Social Interests and Style of Life
- Social interest involves the urge in human nature to adapt to the conditions of the social environment with an attitude and awareness of being part of the human community.
- Style of life is a self-consistent personality structure and Includes a person's goal, self-concept, feeling for others and attitude toward the world.
- It is the manner of a person's striving and a product of the interaction between heredity, environment and creative power.
- Adler thought that healthy people have flexible behavior and some ability to change their style of life
Creative power
- Style of life is molded by people's creative power.
- Creative power places people in control of their own lives.
- Creative power promotes Ability to freely choose a course of action.
External Factors of Maladjustment
- Exaggerated Physical Defects: Subjective and exaggerated feelings of inferiority.

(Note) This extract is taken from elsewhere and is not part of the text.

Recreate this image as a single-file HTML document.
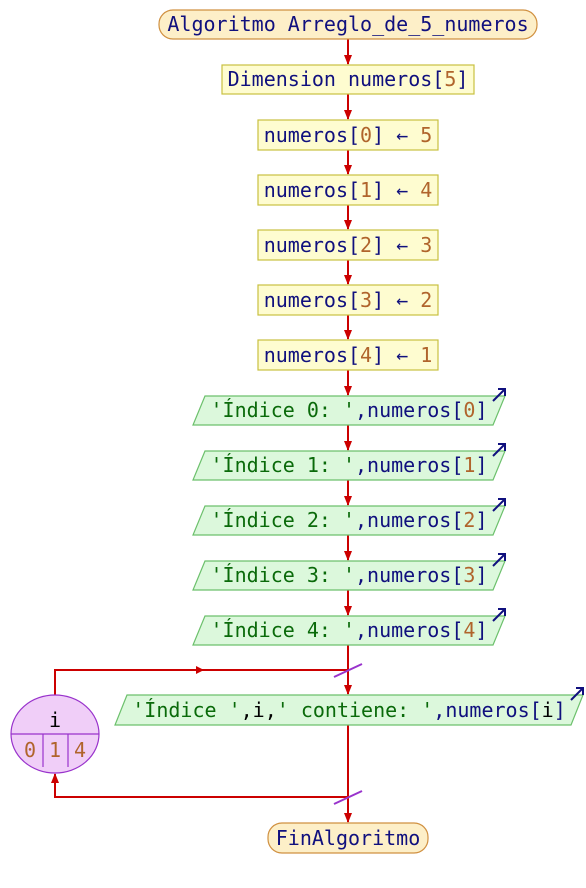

- Pampered Style of Life: Weak social interest but a strong desire to perpetuate a pampered lifestyle.
- Neglected Style of Life: Feelings of being unloved; a lack of value.
Safeguarding Tendencies
- These are patterns of behavior to protect their exaggerated sense of self-esteem against public disgrace
- Excuses: People first state what they claim they would like to do and then they follow an excuse.
Aggression includes:
- Depreciation: tendency to undervalue other people's achievements and gossip.
- Accusation: tendency to blame others for one's failure and to seek revenge, like self-accusation.
Withdrawal
- Withdrawal involves safeguarding through moving backward, standing still, hesitating, and constructing obstacles.
- Moving backward involves psychologically reverting to a more secured period of life.
- Standing still mean avoidance of any action and avoiding all the responsibilities.
- Hesitating is characterized by vacillation or procrastination t o provide a person with the excuse "It's too late now".
- Constructing Obstacles involves the creation of these to gain a generates feelings of reward and an artificial sense of success and preserve self-esteem.